Electricity prices in South Africa have increased sharply in the past decade, and we are no longer one of the cheapest countries in the world. Future price hikes are likely to push us even higher. The relatively high cost of electricity is affecting energy intensive industries, and special pricing deals are being considered to alleviate the problem. Renewable energy has a significant impact on the price of electricity in many countries, and we may face a similar situation in future.

Mike Rycroft

Other countries have similar problems with high electricity prices, but for different reasons, and have adopted schemes whereby energy intensive industries (EIIs) have access to special pricing schemes. Electricity costs constitute between 15 and 50% of EII operating costs, and the viability of such industries is dependent on the cost of electricity. High electricity prices can lead to the closure of these industries, and are an obstacle to the establishment of new industries, as we have already seen in this country and others.

In many countries, the electricity price is affected strongly by the introduction of renewable energy (RE), as taxes and levies have been added to the price of electricity to support this. Special pricing schemes are based on the reduction of these levies. In this country the cost of introducing RE is included in the price paid to independent power producers (IPPs), and the impact of relatively high prices for RE is currently small as the penetration of RE is low.

Eskom has a surplus of electricity, partially due to the introduction of RE which enjoys priority dispatch. The surplus is likely to extend until at least 2021, and Eskom is in a strong position to consider selling some of this surplus off at special prices. In addition to the current surplus, the next few renewable energy independent power producers programme (REIPPP) windows are likely to lead to even more surplus generation capacity.  If this capacity is not sold, fixed costs will increase the unit price of electricity. Eskom is apparently negotiating with EIIs to take up the surplus. EIIs are supporting this initiative but it will require special pricing. Closed operations could be re-opened and new ones developed if prices were lower.

Electricity pricing policy in South Africa allows such deals and special agreements.  Section 2.7 provides for the “development and introduction of special products and prices to achieve specific goals”, while Section 5.4 notes that, “Negotiated Pricing Agreements (NPAs) have served and could potentially serve as a valuable instrument to support projects that require price certainty over many years”.

Special pricing deals however, have bad reputations after the deal with Hillside smelters, which was linked to the commodity price, caused huge financial losses for Eskom. Any special deal negotiated would have to ensure that Eskom was better off than if the surplus was not sold.

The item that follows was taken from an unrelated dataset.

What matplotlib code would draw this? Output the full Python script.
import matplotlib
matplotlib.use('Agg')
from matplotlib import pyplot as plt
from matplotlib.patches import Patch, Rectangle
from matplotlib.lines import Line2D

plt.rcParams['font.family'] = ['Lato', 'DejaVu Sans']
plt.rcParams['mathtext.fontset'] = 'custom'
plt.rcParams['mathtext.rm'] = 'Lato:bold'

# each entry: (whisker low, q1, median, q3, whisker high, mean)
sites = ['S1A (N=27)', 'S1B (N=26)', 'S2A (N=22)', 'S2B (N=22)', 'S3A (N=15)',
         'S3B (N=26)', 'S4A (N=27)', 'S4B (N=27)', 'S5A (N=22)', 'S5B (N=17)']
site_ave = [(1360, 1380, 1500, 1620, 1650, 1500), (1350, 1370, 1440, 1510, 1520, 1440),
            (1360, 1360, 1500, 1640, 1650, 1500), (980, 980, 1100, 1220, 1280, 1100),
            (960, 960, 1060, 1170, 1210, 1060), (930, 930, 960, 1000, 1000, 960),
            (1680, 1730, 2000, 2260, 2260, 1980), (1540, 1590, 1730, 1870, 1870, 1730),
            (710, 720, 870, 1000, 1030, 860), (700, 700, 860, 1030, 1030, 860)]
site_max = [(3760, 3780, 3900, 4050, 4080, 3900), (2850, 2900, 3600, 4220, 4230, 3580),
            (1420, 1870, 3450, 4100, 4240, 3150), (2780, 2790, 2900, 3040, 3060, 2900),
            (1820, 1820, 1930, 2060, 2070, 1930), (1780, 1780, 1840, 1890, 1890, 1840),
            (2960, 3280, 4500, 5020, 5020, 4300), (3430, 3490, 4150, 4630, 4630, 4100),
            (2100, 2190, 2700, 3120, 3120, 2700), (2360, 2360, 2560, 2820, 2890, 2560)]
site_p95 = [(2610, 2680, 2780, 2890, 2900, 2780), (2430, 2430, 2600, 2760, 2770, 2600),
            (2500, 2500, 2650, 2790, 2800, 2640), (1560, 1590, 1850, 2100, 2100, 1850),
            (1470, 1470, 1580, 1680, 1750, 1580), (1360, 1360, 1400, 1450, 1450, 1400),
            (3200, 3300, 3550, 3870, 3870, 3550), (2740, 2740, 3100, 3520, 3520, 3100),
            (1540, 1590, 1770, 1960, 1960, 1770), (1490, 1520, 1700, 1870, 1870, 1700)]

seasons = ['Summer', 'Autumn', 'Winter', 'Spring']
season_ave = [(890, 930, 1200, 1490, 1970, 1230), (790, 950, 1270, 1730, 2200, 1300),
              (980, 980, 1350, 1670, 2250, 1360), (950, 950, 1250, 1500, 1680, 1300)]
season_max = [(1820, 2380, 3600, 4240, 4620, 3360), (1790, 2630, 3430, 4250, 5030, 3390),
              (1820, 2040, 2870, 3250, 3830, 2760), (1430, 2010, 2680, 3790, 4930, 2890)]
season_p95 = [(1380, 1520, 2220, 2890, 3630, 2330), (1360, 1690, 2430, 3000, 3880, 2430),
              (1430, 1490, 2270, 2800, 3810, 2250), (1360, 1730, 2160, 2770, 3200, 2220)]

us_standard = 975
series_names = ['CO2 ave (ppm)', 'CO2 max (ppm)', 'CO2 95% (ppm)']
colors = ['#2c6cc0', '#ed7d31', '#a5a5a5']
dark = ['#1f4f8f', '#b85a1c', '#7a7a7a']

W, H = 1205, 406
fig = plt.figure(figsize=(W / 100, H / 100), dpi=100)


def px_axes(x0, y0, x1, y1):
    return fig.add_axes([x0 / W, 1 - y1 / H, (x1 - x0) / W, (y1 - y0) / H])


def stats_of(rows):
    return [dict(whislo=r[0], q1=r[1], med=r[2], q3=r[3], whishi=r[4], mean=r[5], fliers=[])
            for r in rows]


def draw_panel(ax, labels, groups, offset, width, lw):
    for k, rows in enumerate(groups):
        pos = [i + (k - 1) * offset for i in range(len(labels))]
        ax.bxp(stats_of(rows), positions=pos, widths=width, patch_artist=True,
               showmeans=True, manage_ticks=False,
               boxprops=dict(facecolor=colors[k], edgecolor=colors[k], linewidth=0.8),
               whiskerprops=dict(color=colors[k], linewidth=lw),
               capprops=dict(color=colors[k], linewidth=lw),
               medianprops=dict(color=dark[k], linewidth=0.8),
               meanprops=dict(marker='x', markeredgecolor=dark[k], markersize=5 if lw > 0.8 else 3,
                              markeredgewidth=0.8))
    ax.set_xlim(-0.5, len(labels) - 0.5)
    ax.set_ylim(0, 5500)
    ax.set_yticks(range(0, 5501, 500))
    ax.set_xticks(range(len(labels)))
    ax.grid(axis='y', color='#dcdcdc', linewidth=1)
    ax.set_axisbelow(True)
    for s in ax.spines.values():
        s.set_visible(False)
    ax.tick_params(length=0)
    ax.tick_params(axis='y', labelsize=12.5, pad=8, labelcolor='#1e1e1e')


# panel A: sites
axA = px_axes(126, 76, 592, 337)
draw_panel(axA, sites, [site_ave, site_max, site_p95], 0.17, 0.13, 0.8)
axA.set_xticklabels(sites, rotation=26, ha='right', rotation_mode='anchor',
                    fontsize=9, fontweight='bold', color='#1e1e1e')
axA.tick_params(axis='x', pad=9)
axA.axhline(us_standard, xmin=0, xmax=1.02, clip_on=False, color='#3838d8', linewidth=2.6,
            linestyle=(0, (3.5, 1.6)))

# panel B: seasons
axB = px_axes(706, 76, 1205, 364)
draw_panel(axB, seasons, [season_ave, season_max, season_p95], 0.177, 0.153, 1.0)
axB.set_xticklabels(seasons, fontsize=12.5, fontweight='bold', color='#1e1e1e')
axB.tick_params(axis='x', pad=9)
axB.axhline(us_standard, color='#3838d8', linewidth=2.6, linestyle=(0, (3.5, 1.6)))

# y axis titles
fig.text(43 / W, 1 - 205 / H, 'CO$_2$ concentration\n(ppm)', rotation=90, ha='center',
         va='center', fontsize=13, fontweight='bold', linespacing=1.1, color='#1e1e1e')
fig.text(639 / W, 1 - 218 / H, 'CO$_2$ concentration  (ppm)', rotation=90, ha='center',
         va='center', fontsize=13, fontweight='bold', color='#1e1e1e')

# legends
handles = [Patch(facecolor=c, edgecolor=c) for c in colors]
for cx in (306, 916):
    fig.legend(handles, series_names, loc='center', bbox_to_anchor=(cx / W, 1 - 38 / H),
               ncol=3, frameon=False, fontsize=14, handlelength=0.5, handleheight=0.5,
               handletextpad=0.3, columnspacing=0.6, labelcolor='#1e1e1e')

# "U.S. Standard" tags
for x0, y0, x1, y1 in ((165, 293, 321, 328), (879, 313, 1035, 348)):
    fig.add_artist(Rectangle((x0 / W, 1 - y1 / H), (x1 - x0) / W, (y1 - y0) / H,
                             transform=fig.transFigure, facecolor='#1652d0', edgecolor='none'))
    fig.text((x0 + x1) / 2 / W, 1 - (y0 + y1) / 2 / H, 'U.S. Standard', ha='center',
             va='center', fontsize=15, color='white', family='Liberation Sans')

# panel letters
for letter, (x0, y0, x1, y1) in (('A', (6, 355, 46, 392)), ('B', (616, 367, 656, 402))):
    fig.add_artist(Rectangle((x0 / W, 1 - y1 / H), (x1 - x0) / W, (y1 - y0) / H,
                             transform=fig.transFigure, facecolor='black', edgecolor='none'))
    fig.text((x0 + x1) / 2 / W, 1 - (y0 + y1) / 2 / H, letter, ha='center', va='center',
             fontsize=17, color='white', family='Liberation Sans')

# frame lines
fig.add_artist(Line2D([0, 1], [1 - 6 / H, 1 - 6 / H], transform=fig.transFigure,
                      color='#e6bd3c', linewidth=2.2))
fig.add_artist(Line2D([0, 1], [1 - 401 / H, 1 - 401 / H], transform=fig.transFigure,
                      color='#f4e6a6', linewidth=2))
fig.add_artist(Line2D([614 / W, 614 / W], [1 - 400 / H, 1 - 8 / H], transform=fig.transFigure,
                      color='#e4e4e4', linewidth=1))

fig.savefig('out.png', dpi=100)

This country is not alone in feeling the effects of electricity pricing on heavy industry. Recent reports state that Denmark has had to consider reducing RE levies for its EII industries, as they were becoming non-competitive. Denmark has one of the highest electricity prices in the world, not because of the high cost of generation, but because of the numerous taxes and levies that are incorporated in the price.

The Danish public support for RE is financed by levies on electricity consumption, and it is these levies which are being reduced. This is seen as a form of state aid, which means that the lost revenue will have to come from the state, so consumers will still pay indirectly. Since the initial scheme, which granted an 85% reduction in levies, Denmark has extended the relief to other manufacturing industries and to horticultural industries as well.

Romania has introduced a similar scheme to enable companies that are both electro-intensive and exposed to international trade to remain competitive. Again the loss of income will be made up by government subsidies. The UK is also considering a scheme to exempt EIIs from green levies, or pay back a percentage of the levies. The UK scheme may result in increased levies for non EII customers.  South Africa does not have renewable energy levies that can be reduced, but the argument could be advanced that the surplus is partially due to RE, and therefore special pricing should be based on the marginal cost of operating the surplus generation plant. This would allow Eskom to recover its basic costs.

When a significant amount of renewable energy generation is incorporated in the grid, this could have a significant impact on price.  We will also be faced with levies in the form of carbon taxes in future. The concern is that these will again make electricity too expensive for EIIs. The industry and the government need to proactively ensure that concessions are in place that allow EIIs to continue to operate competitively, even if that means effective subsidies to these industries, and means following the models adopted by Denmark and other countries.